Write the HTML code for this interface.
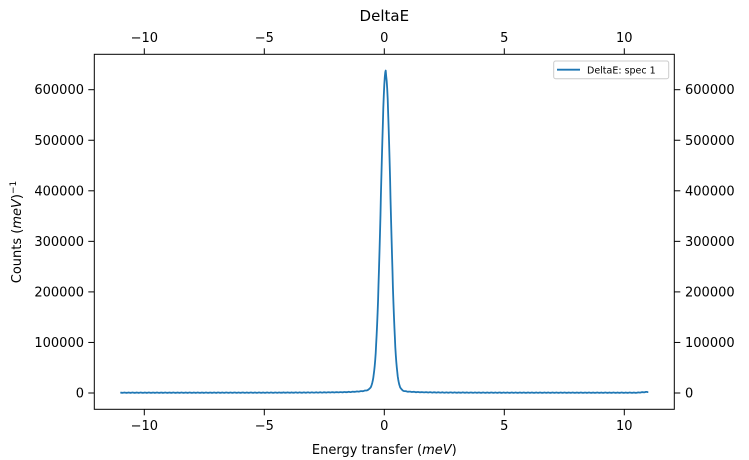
<!DOCTYPE html>
<html><head><meta charset="utf-8"><style>
html,body{margin:0;padding:0;background:#fff;}
svg{display:block;font-family:"DejaVu Sans","Liberation Sans",sans-serif;}
</style></head><body>
<svg id="s" width="749" height="460" xmlns="http://www.w3.org/2000/svg">
<rect width="749" height="460" fill="#fff"/>
<polyline id="ln" fill="none" stroke="#1f77b4" stroke-width="1.8" stroke-linejoin="round" points=""/>
<rect x="94.3" y="54.3" width="580" height="355" fill="none" stroke="#000" stroke-width="1"/>
<g id="ticks" stroke="#000" stroke-width="1"></g>
<g id="labels" font-size="13" fill="#000"></g>
<text x="384.3" y="21" font-size="15" text-anchor="middle">DeltaE</text>
<text x="384.3" y="454" font-size="13" text-anchor="middle">Energy transfer (<tspan font-style="italic">meV</tspan>)</text>
<text transform="translate(21,232) rotate(-90)" font-size="13" text-anchor="middle">Counts (<tspan font-style="italic">meV</tspan>)<tspan dy="-5" font-size="9">−1</tspan></text>
<rect x="553.7" y="61" width="115" height="17.7" rx="2" fill="#fff" stroke="#ccc" stroke-width="1"/>
<line x1="557" y1="69.7" x2="580" y2="69.7" stroke="#1f77b4" stroke-width="1.8"/>
<text x="587" y="73.5" font-size="9.5">DeltaE: spec 1</text>
</svg>
<script>
var X=function(v){return 384.3+24*v;}, Y=function(v){return 393-v*303.3/600000;};
var t=document.getElementById('ticks'),l=document.getElementById('labels'),ns='http://www.w3.org/2000/svg';
function ln(a,b,c,d){var e=document.createElementNS(ns,'line');e.setAttribute('x1',a);e.setAttribute('y1',b);e.setAttribute('x2',c);e.setAttribute('y2',d);t.appendChild(e);}
function tx(x,y,s,anc){var e=document.createElementNS(ns,'text');e.setAttribute('x',x);e.setAttribute('y',y);e.setAttribute('text-anchor',anc);e.textContent=s;l.appendChild(e);}
[-10,-5,0,5,10].forEach(function(v){var x=X(v);ln(x,409.3,x,415.3);ln(x,54.3,x,48.3);var s=v<0?'\u2212'+(-v):''+v;tx(x,430,s,'middle');tx(x,42,s,'middle');});
for(var k=0;k<=6;k++){var y=Y(k*100000);ln(94.3,y,88.3,y);ln(674.3,y,680.3,y);var s=k==0?'0':(k*100000)+'';tx(84,y+4.5,s,'end');tx(685,y+4.5,s,'start');}
var pts=[];
for(var x=-11;x<=11.0001;x+=0.02){
 var d=x-0.06;
 var g=615000*Math.exp(-d*d/(2*0.2*0.2));
 var gam=0.4, lz=(d<0?22000:14000)*gam*gam/(d*d+gam*gam);
 var v=g+lz+600;
 if(x>10.5)v+=(x-10.5)*3000;
 v+=(Math.sin(x*37)*0.5)*600;
 pts.push(X(x).toFixed(1)+','+Y(v).toFixed(1));
}
document.getElementById('ln').setAttribute('points',pts.join(' '));
</script>
</body></html>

= = = = =

### Your instructions
All of the material above is to be copied exactly, except for its images.

### Result
Write the HTML code for this interface.
<!DOCTYPE html>
<html><head><meta charset="utf-8"><style>
html,body{margin:0;padding:0;background:#fff;}
svg{display:block;font-family:"DejaVu Sans","Liberation Sans",sans-serif;}
</style></head><body>
<svg id="s" width="749" height="460" xmlns="http://www.w3.org/2000/svg">
<rect width="749" height="460" fill="#fff"/>
<polyline id="ln" fill="none" stroke="#1f77b4" stroke-width="1.8" stroke-linejoin="round" points=""/>
<rect x="94.3" y="54.3" width="580" height="355" fill="none" stroke="#000" stroke-width="1"/>
<g id="ticks" stroke="#000" stroke-width="1"></g>
<g id="labels" font-size="13" fill="#000"></g>
<text x="384.3" y="21" font-size="15" text-anchor="middle">DeltaE</text>
<text x="384.3" y="454" font-size="13" text-anchor="middle">Energy transfer (<tspan font-style="italic">meV</tspan>)</text>
<text transform="translate(21,232) rotate(-90)" font-size="13" text-anchor="middle">Counts (<tspan font-style="italic">meV</tspan>)<tspan dy="-5" font-size="9">−1</tspan></text>
<rect x="553.7" y="61" width="115" height="17.7" rx="2" fill="#fff" stroke="#ccc" stroke-width="1"/>
<line x1="557" y1="69.7" x2="580" y2="69.7" stroke="#1f77b4" stroke-width="1.8"/>
<text x="587" y="73.5" font-size="9.5">DeltaE: spec 1</text>
</svg>
<script>
var X=function(v){return 384.3+24*v;}, Y=function(v){return 393-v*303.3/600000;};
var t=document.getElementById('ticks'),l=document.getElementById('labels'),ns='http://www.w3.org/2000/svg';
function ln(a,b,c,d){var e=document.createElementNS(ns,'line');e.setAttribute('x1',a);e.setAttribute('y1',b);e.setAttribute('x2',c);e.setAttribute('y2',d);t.appendChild(e);}
function tx(x,y,s,anc){var e=document.createElementNS(ns,'text');e.setAttribute('x',x);e.setAttribute('y',y);e.setAttribute('text-anchor',anc);e.textContent=s;l.appendChild(e);}
[-10,-5,0,5,10].forEach(function(v){var x=X(v);ln(x,409.3,x,415.3);ln(x,54.3,x,48.3);var s=v<0?'\u2212'+(-v):''+v;tx(x,430,s,'middle');tx(x,42,s,'middle');});
for(var k=0;k<=6;k++){var y=Y(k*100000);ln(94.3,y,88.3,y);ln(674.3,y,680.3,y);var s=k==0?'0':(k*100000)+'';tx(84,y+4.5,s,'end');tx(685,y+4.5,s,'start');}
var pts=[];
for(var x=-11;x<=11.0001;x+=0.02){
 var d=x-0.06;
 var g=615000*Math.exp(-d*d/(2*0.2*0.2));
 var gam=0.4, lz=(d<0?22000:14000)*gam*gam/(d*d+gam*gam);
 var v=g+lz+600;
 if(x>10.5)v+=(x-10.5)*3000;
 v+=(Math.sin(x*37)*0.5)*600;
 pts.push(X(x).toFixed(1)+','+Y(v).toFixed(1));
}
document.getElementById('ln').setAttribute('points',pts.join(' '));
</script>
</body></html>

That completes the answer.